L'article 10 ter ne figurait pas dans le projet de loi initial. Il résulte de l'adoption, sans aucun débat, d'un amendement déposé par notre ancien collègue M. Goujon. Pour le présenter, son auteur s'est contenté de dire « Défendu », alors que la commission et le Gouvernement ont simplement émis un avis favorable. Les arguments furent donc de part et d'autre un peu courts...
Pourtant, la mesure proposée est loin d'être anodine pour les étrangers puisque, comme l'a dit M. Mermaz, il s'agit de suspendre l'exercice de leurs droits par les étrangers pendant leur transfert vers le lieu de rétention.
Je rappelle que la rétention est une mesure administrative de privation de liberté qui s'effectue sous le contrôle du juge judiciaire. À l'occasion d'une rétention administrative, les personnes concernées disposent de certains droits, tels la possibilité d'accéder à tout moment à un téléphone, de faire gratuitement appel à un médecin, d'avoir un contact avec leur avocat ou avec leur consulat, de bénéficier de l'assistance de la CIMADE, de l'ANAEM et d'un interprète. Ce sont ces droits dont vous voulez suspendre l'exercice pendant des transferts qui peuvent durer plusieurs heures !
Cela dit, ne nous voilons pas la face : dans la pratique, c'est déjà le cas de facto. Certains étrangers placés en rétention sont effectivement privés de leurs droits pendant leur transfert, par exemple entre le commissariat et le centre de rétention, transfert qui peut durer parfois plusieurs heures.
L'article 10 ter a pour objet d'éviter que le juge judiciaire, lorsqu'il est saisi d'une demande de prolongation de la rétention, ne puisse annuler, comme il en a la possibilité aujourd'hui, certaines procédures lorsqu'il constate que la durée de transfert d'un lieu à un autre est anormalement longue.
Je rappelle que le contrôle du juge des libertés et de la détention, garant des libertés individuelles, est primordial puisqu'il permet de s'assurer que des étrangers retenus ne sont pas privés de leurs droits en raison de questions d'organisation administrative.

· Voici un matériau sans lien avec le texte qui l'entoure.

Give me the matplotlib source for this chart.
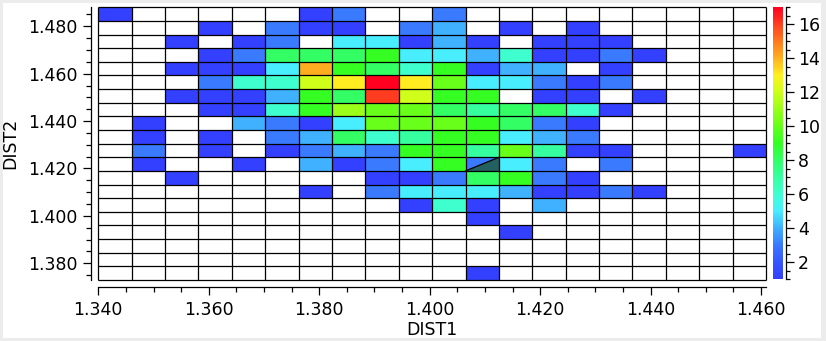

En l'espèce, c'est d'autant plus important que la privation de liberté est décidée par l'administration et non par l'autorité judiciaire. Le délai du transfert est un moment primordial pour l'étranger retenu puisqu'il correspond aux premières heures de la rétention administrative. C'est à ce moment-là que l'étranger a la possibilité de communiquer avec son conseil et ses proches.

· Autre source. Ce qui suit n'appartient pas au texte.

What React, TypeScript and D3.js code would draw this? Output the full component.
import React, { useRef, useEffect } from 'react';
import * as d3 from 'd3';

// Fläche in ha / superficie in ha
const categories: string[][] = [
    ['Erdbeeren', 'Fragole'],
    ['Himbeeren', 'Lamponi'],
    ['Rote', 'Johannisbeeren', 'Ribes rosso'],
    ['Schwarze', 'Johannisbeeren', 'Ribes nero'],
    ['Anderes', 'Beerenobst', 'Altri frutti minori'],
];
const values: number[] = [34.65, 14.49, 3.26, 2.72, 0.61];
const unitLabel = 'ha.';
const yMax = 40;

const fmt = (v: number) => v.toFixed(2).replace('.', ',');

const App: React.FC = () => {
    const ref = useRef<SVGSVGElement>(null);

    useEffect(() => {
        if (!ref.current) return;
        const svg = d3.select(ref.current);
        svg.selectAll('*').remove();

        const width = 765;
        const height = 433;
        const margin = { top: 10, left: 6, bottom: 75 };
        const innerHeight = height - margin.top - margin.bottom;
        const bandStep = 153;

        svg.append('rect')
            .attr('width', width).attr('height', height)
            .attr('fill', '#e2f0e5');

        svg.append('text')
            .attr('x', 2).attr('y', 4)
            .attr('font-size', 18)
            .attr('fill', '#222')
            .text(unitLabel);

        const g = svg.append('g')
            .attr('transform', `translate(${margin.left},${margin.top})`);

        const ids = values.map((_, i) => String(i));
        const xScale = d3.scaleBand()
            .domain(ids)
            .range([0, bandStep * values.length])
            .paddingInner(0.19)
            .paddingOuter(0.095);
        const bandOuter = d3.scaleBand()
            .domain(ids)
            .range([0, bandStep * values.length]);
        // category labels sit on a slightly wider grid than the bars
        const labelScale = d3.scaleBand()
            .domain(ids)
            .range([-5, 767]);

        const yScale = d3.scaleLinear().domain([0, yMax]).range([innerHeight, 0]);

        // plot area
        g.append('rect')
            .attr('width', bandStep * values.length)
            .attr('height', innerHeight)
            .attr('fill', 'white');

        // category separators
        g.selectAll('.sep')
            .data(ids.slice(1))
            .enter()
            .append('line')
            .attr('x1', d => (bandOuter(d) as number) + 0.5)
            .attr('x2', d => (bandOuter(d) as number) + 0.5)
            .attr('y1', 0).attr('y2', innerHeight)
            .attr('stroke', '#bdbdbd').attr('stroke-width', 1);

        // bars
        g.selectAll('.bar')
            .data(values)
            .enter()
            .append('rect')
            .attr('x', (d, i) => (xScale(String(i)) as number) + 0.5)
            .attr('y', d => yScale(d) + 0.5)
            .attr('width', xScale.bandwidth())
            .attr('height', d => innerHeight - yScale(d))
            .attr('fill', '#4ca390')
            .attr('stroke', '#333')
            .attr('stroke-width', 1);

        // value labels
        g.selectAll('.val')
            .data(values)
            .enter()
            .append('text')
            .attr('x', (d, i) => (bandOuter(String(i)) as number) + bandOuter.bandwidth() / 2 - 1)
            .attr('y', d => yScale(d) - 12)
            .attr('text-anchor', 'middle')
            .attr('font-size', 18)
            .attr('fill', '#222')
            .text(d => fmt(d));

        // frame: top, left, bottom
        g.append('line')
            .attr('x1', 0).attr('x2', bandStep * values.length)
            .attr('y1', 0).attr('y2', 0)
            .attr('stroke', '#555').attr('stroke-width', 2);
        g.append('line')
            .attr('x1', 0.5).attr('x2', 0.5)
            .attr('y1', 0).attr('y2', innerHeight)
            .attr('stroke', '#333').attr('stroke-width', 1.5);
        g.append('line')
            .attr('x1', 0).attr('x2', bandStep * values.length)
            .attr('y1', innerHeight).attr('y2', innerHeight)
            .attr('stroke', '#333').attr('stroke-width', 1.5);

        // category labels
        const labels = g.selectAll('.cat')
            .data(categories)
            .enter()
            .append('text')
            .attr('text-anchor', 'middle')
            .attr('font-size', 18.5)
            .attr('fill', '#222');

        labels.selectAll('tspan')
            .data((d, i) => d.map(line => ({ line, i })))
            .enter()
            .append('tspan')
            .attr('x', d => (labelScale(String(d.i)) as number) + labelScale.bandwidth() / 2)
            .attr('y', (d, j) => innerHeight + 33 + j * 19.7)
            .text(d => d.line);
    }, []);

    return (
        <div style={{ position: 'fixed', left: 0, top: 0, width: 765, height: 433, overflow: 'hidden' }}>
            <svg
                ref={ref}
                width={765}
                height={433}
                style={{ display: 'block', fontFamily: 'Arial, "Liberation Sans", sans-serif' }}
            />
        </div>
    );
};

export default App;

Il est utile de rappeler, par ailleurs, que la possibilité qui lui est reconnue de contester la mesure d'éloignement qui le frappe est enfermée dans un délai court, de quarante-huit heures, s'agissant d'un arrêté préfectoral de reconduite à la frontière. Autrement dit, chaque minute compte pour l'exercice des droits.
C'est pourquoi nous proposons de supprimer cette disposition qui rogne un peu plus encore les droits fondamentaux des étrangers.